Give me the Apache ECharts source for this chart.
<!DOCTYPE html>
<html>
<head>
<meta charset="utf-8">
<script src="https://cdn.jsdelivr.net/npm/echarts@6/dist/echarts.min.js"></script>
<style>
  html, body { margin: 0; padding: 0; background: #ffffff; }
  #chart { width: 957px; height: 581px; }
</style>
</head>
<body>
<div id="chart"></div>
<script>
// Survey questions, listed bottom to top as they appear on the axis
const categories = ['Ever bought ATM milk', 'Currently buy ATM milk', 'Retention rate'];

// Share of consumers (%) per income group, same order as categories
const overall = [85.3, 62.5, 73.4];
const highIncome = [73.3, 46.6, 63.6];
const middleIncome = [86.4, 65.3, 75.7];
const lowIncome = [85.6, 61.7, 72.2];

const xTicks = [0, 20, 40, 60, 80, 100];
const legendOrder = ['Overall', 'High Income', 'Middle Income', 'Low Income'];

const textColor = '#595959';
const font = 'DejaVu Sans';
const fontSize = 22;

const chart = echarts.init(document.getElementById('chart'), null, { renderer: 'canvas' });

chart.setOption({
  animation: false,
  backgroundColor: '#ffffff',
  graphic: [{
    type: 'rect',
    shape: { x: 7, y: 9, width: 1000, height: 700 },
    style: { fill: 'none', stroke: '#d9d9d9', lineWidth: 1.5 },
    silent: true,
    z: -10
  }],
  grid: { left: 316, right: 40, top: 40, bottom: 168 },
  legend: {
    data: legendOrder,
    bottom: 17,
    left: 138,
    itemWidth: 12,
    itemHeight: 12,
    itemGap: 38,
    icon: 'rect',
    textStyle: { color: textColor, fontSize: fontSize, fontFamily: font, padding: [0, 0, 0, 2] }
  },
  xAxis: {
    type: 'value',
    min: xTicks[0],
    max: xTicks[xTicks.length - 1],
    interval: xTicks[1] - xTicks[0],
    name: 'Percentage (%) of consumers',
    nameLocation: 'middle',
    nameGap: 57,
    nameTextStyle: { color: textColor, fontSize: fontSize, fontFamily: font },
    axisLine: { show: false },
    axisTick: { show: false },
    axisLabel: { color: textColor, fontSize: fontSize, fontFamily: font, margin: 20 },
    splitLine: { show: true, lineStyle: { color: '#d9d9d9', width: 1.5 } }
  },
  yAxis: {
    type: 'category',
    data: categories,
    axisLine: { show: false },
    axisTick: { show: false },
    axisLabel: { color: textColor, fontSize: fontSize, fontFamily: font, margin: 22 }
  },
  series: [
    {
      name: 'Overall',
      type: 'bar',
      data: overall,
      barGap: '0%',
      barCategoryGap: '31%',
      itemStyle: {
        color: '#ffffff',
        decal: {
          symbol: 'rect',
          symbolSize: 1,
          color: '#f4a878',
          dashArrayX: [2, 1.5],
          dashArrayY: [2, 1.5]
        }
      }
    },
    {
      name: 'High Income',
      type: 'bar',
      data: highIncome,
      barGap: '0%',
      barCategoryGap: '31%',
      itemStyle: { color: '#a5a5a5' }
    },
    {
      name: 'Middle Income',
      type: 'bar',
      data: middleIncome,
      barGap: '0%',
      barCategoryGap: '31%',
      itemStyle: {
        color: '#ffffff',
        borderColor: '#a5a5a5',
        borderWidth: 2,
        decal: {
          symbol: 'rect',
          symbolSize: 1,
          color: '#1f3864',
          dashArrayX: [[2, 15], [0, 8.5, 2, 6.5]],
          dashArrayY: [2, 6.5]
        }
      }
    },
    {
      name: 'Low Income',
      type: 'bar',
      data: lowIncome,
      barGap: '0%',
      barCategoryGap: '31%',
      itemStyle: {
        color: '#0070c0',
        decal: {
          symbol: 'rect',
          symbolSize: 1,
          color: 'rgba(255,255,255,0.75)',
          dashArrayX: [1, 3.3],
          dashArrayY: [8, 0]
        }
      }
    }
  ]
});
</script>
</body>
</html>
##########
YOUR GOAL: Return a word-for-word copy of the lines from the beginning of the listing to the line holding "const categories = ['Ever", both kept.

THE SOLUTION:
Give me the Apache ECharts source for this chart.
<!DOCTYPE html>
<html>
<head>
<meta charset="utf-8">
<script src="https://cdn.jsdelivr.net/npm/echarts@6/dist/echarts.min.js"></script>
<style>
  html, body { margin: 0; padding: 0; background: #ffffff; }
  #chart { width: 957px; height: 581px; }
</style>
</head>
<body>
<div id="chart"></div>
<script>
// Survey questions, listed bottom to top as they appear on the axis
const categories = ['Ever bought ATM milk', 'Currently buy ATM milk', 'Retention rate'];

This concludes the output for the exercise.